En poco tiempo su aprobación cayó abruptamente y el fantasma de la revocatoria asomó como una de las peores pesadillas. La consulta la arrastro contra las cuerdas, y la puso al borde del knock out técnico. Podía perder todo lo alcanzado y encima salir por la puerta falsa. En lugar de renunciar o aceptar la decisión de las urnas prefirió huir hacia delante de la mano de algunos burócratas que ahora sabemos quiénes fueron: Jose Miguel Castro, su gerente, y Gabriel Prado, su ineficaz jefe de seguridad ciudadana. Hizo poco caso de las voces más lúcidas y prefirió aventurarse por los caminos de una negociación incompatible. Sus subalternos seguramente pensaron en lo más fácil. Pedir a los concesionarios de rutas y peajes una ayuda “desinteresada” para remontar los golpes políticos del enemigo y la falta de recursos para la campaña. Al final los revocadores lograron doblegarla y relajar su moral. Vencieron en toda la línea…ictoria total.
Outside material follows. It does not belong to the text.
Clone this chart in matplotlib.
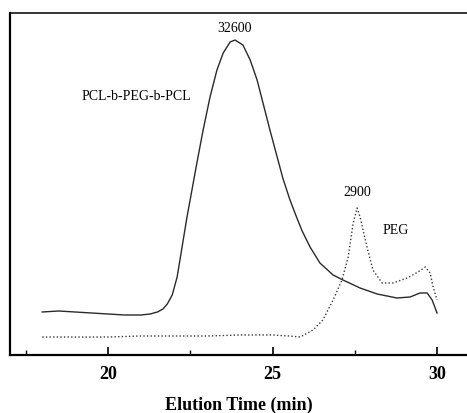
import matplotlib
matplotlib.use("Agg")
import matplotlib.pyplot as plt

# GPC traces (detector response in arbitrary units)
copolymer_time = [18.0, 18.5, 19.0, 19.5, 20.0, 20.5, 21.0, 21.28, 21.5, 21.67, 21.8,
                  21.95, 22.1, 22.25, 22.4, 22.55, 22.7, 22.89, 23.1, 23.31, 23.5,
                  23.71, 23.86, 24.1, 24.32, 24.53, 24.71, 24.92, 25.14, 25.32, 25.53,
                  25.74, 25.9, 26.14, 26.44, 26.84, 27.14, 27.66, 28.18, 28.78, 29.18,
                  29.48, 29.7, 29.85, 30.0]
copolymer_signal = [43, 44, 43, 42, 41, 40, 40, 41, 43, 46, 51,
                    60, 78, 108, 138, 165, 192, 225, 258, 285, 302,
                    313, 315, 310, 295, 275, 252, 225, 198, 176, 155,
                    137, 124, 108, 92, 80, 75, 67, 61, 57, 58,
                    62, 62, 55, 42]

peg_time = [18.0, 19.0, 20.0, 21.0, 22.0, 23.0, 24.0, 25.0, 25.5, 25.84, 26.23,
            26.53, 26.84, 27.11, 27.3, 27.45, 27.57, 27.66, 27.87, 28.05, 28.33,
            28.66, 29.09, 29.42, 29.64, 29.79, 29.88, 30.0]
peg_signal = [18, 18, 18, 19, 19, 19, 20, 20, 19, 18, 25,
              35, 55, 75, 98, 132, 147, 138, 108, 85, 72,
              72, 77, 83, 88, 82, 68, 55]

x_major_ticks = [20, 25, 30]
x_minor_ticks = [17.5, 22.5, 27.5]

plt.rcParams["font.family"] = ["Liberation Serif", "DejaVu Serif"]

fig = plt.figure(figsize=(4.67, 4.13), dpi=100)
ax = fig.add_axes([10 / 467, 58 / 413, 457 / 467, 342 / 413])

ax.plot(copolymer_time, copolymer_signal, color="#2a2a2a", linewidth=1.0)
ax.plot(peg_time, peg_signal, color="#3a3a3a", linewidth=1.0, linestyle=(0, (1, 1.6)))

ax.set_xlim(17.02, 30.91)
ax.set_ylim(0, 342)

ax.set_xticks(x_major_ticks)
ax.set_xticks(x_minor_ticks, minor=True)
ax.set_xticklabels([str(t) for t in x_major_ticks], fontsize=13, fontweight="bold")
ax.set_yticks([])
ax.tick_params(axis="x", which="major", direction="in", length=6, width=1.2, pad=8)
ax.tick_params(axis="x", which="minor", direction="in", length=3.5, width=1.0)

for side in ["left", "bottom"]:
    ax.spines[side].set_linewidth(1.6)
ax.spines["top"].set_linewidth(1.1)
ax.spines["right"].set_visible(False)

ax.set_xlabel("Elution Time (min)", fontsize=13, fontweight="bold", labelpad=10)

ax.text(23.83, 327, "32600", fontsize=10, ha="center", va="center")
ax.text(20.85, 259, "PCL-b-PEG-b-PCL", fontsize=10, ha="center", va="center")
ax.text(27.57, 163, "2900", fontsize=10, ha="center", va="center")
ax.text(28.75, 125, "PEG", fontsize=10, ha="center", va="center")

fig.savefig("out.png", dpi=100)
Al poco tiempo de la revocatoria nos enteramos de que pensaba lanzarse a la reelección. No había aprendido la lección. Necesitaba del municipio para afianzar su magullada red de poder y desde allí despegar otra vez. Por aquella época me encontré con Manuel, su ex marido y le pedí su opinión. Es una locura, sentencio. Debe haber detrás mucha gente detrás de ella que quiere conservar su trabajo y su influencia y la deben haber convencido de que no los abandone. Sin ella muchos volverían a la calle, sobre todo los menos calificados. Al carecer de partido, alrededor de ella se tejía una extensa malla clientelar y el resultado de tan equivoca decisión ya estaba cantado. Susana no llegó ni al 10 por ciento de las preferencias electorales, mientras en 2010 había rozado el 40 por ciento.
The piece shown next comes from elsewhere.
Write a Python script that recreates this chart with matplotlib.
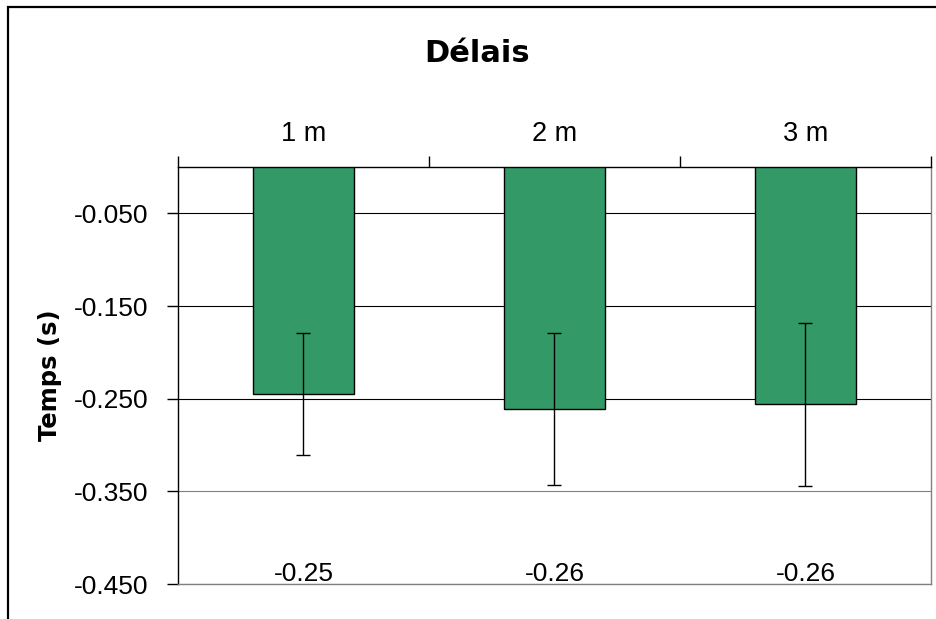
import numpy as np
import matplotlib.pyplot as plt
from matplotlib.patches import Rectangle

categories = ['1 m', '2 m', '3 m']
means = [-0.245, -0.261, -0.256]
errors = [0.066, 0.082, 0.088]
value_labels = ['-0.25', '-0.26', '-0.26']
yticks = [-0.05, -0.15, -0.25, -0.35, -0.45]
ytick_labels = ['-0.050', '-0.150', '-0.250', '-0.350', '-0.450']

fig = plt.figure(figsize=(9.37, 6.19), dpi=100)
ax = fig.add_axes([178/937, 35/619, 753/937, 417/619])

x = np.arange(len(categories))
ax.bar(x, means, width=0.4, color='#339966', edgecolor='black', linewidth=1.0, zorder=3)
ax.errorbar(x, means, yerr=errors, fmt='none', ecolor='black', elinewidth=1.0,
            capsize=4.7, capthick=1.0, zorder=4)

ax.set_xlim(-0.5, 2.5)
ax.set_ylim(-0.45, 0)

# y axis
ax.set_yticks(yticks)
ax.set_yticklabels(ytick_labels, family='Liberation Sans', fontsize=19)
ax.tick_params(axis='y', direction='out', length=8, width=1, pad=13)
ax.yaxis.grid(True, color='black', linewidth=0.8, zorder=0)
grid_cols = ['black', 'black', 'black', '#808080', '#808080']
for gl, c in zip(ax.yaxis.get_gridlines(), grid_cols):
    gl.set_color(c)

# x axis on top, ticks at category boundaries, labels at centres
ax.xaxis.tick_top()
ax.set_xticks(np.arange(-0.5, 3, 1.0))
ax.set_xticklabels([])
ax.set_xticks(x, minor=True)
ax.set_xticklabels(categories, minor=True, family='Liberation Sans', fontsize=19.5)
ax.tick_params(axis='x', which='major', direction='out', length=8, width=1)
ax.tick_params(axis='x', which='minor', length=0, pad=14.5)

ax.spines['left'].set_color('black')
ax.spines['top'].set_color('black')
ax.spines['right'].set_color('#808080')
ax.spines['bottom'].set_color('#808080')
for s in ax.spines.values():
    s.set_linewidth(1.0)

for i, lab in enumerate(value_labels):
    ax.annotate(lab, (x[i], -0.45), xytext=(0, 2.2), textcoords='offset points',
                ha='center', va='baseline', family='Liberation Sans', fontsize=19)

fig.text(477/937, 1 - 61.7/619, 'Délais', ha='center', va='baseline',
         family='DejaVu Sans', fontweight='bold', fontsize=22)
fig.text(50/937, 1 - 375/619, 'Temps (s)', ha='center', va='center', rotation=90,
         family='DejaVu Sans', fontweight='bold', fontsize=17.5)

# outer chart border (clipped by the image edges)
fig.patches.append(Rectangle((8/937, -0.2), 1.2, 1.2 - 7/619, transform=fig.transFigure,
                             fill=False, edgecolor='black', linewidth=1.6))

fig.savefig('out.png', dpi=100)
Desorientada volvió al anonimato. No se acostumbraba seguramente a la idea de que los vecinos no la rodearan ni se oyeran vítores organizados. Estaba otra vez sola ante el mundo y quería inmunidad. Su familia estaba disgregada tras años de huida hacia adelante. Incluso sin dinero porque a ella no la desbarrancó la codicia sino cierta fascinación por su imagen en el espejo de su madre. A lo más podía contar con cientos de amistades, que recordaban con nostalgia los días de triunfo y multitud, lo cual era bastante.
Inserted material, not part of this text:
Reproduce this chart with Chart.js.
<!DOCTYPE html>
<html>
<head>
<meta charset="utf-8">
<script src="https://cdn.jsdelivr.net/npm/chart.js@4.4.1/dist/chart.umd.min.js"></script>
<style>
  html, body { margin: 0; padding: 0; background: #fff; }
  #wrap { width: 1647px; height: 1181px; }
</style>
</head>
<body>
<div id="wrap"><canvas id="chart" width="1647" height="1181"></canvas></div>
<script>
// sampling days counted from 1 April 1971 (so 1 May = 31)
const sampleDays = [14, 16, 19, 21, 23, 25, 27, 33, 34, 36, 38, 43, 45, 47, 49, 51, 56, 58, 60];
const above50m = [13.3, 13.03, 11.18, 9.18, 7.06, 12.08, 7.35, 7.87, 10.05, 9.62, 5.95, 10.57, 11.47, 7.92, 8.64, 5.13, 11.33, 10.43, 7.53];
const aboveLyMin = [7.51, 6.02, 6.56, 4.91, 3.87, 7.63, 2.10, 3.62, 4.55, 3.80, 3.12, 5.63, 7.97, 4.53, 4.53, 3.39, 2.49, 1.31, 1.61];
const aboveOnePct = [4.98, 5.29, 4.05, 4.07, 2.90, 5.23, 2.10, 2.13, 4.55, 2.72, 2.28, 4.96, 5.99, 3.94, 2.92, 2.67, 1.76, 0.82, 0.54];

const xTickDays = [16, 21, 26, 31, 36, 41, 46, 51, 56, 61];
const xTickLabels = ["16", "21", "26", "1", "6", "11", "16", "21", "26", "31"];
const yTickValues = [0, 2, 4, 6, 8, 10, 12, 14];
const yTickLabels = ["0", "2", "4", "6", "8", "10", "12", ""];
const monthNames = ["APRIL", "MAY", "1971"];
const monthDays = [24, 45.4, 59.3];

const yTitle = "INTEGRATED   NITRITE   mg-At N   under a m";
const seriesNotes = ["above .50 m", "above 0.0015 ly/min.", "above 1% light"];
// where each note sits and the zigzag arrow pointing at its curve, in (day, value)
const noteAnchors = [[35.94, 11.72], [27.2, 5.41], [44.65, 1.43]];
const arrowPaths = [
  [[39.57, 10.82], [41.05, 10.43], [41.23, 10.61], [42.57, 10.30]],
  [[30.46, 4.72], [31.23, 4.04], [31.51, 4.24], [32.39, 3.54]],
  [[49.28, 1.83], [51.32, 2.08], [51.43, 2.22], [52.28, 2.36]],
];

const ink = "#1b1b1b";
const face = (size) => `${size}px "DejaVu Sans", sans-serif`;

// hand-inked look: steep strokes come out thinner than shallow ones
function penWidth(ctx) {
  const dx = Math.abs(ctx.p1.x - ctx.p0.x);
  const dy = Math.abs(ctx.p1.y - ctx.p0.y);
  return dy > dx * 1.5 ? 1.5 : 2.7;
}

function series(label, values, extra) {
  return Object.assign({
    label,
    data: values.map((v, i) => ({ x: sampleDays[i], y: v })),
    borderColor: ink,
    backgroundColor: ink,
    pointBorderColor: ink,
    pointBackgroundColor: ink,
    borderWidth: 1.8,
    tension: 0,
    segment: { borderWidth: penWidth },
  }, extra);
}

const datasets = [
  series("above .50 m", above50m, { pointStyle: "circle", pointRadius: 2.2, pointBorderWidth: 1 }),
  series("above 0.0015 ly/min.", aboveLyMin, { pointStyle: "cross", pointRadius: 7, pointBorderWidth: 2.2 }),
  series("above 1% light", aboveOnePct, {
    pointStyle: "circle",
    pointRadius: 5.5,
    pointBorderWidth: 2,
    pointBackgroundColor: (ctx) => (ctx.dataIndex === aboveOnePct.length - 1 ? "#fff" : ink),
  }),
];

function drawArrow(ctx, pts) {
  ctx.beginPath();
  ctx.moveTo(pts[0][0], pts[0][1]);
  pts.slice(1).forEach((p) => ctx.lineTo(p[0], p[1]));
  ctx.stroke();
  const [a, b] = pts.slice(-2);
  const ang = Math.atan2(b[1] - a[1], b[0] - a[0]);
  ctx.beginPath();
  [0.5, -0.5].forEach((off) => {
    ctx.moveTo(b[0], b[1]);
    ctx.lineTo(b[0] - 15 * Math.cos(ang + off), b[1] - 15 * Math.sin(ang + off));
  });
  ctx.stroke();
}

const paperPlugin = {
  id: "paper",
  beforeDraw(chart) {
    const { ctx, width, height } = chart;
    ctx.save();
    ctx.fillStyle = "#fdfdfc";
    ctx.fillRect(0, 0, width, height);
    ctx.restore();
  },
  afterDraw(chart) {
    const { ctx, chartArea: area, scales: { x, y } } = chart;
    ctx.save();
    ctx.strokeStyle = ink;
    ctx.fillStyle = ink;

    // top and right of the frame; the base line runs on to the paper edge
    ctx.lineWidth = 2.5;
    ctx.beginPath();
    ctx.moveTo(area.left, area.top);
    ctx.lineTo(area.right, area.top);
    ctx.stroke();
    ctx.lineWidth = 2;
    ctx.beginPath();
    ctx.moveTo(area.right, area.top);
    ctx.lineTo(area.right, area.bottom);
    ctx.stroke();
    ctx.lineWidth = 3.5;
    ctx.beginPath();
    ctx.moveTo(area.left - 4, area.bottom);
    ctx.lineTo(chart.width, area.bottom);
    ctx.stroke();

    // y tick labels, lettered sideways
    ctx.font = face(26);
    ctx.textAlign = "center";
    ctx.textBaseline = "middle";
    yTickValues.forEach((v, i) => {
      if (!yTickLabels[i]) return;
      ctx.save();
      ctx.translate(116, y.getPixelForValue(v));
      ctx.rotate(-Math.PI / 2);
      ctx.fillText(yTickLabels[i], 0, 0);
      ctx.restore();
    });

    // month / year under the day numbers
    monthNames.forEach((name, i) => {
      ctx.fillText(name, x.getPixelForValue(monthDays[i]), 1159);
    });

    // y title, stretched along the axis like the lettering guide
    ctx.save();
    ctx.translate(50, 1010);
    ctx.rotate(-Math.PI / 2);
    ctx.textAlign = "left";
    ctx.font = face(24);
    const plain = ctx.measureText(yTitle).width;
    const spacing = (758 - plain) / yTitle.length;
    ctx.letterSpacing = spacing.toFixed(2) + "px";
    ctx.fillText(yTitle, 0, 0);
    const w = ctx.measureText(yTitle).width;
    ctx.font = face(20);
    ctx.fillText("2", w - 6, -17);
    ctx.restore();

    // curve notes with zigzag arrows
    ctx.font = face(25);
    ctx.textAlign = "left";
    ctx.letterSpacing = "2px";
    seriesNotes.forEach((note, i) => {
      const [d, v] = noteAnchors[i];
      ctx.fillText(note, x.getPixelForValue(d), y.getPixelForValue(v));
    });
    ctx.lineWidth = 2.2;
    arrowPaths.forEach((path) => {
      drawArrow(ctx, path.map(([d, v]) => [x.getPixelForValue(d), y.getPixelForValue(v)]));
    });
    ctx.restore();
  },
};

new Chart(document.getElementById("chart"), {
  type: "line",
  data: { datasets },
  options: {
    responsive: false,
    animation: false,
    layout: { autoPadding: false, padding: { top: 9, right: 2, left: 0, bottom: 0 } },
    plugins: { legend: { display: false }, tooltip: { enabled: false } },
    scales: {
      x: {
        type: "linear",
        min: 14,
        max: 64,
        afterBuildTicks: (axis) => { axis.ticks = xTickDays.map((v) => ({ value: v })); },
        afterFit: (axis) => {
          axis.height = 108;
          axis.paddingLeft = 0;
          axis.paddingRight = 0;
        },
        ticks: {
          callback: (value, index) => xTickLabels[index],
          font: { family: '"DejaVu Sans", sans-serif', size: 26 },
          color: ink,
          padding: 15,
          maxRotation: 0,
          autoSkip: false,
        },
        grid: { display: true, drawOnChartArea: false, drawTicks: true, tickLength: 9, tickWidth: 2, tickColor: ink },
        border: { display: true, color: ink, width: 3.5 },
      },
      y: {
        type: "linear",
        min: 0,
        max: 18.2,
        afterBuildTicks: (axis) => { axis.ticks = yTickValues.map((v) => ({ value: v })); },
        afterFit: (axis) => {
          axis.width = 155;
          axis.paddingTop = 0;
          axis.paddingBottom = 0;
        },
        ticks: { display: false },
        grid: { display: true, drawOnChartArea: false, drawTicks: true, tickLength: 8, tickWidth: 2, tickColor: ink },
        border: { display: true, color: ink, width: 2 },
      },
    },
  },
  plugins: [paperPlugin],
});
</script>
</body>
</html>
Pero ella insistió. Para las elecciones del 2016 se alió con la malhadada candidatura presidencial del humalismo, que encabezaba un militar acusado de crímenes horrendos. El presunto asesino del periodista Bustios le dio cobijo en su plancha. Cuando me enteré una rabia incontenible salió de mis entrañas. Cómo una mujer que había entregado parte de su vida a la defensa de los derechos humanos podía soportar tan desgraciada compañía. Confieso que fui descortés cuando me la encontré a los pocos días por Barranco. Qué vergüenza, exclamé, y seguí de largo cuando me topé con su sonrisa pasteurizada por las monjas del Sagrado Corazón. Algo se había quebrado dentro de ella. El ego la había traicionado y la había conducido a cierto desdén ético. Suele suceder y entonces se me fue la rabia y me sobrevino la pena.
Se terminó pareciendo a su papá, que merodeaba la vejez en su biblioteca coronada de quijotes y algunos libros de historia que cargaban una tristeza incurable. El único problema es que Susana quizás tenga que hacer lo mismo entre los barrotes de una celda. Ojalá los jueces encuentren los atenuantes de su caso. Solo le pido al dios en que no creo, que nunca yo tenga que pasar por el dolor infinito de Susana en esta hora de culpas.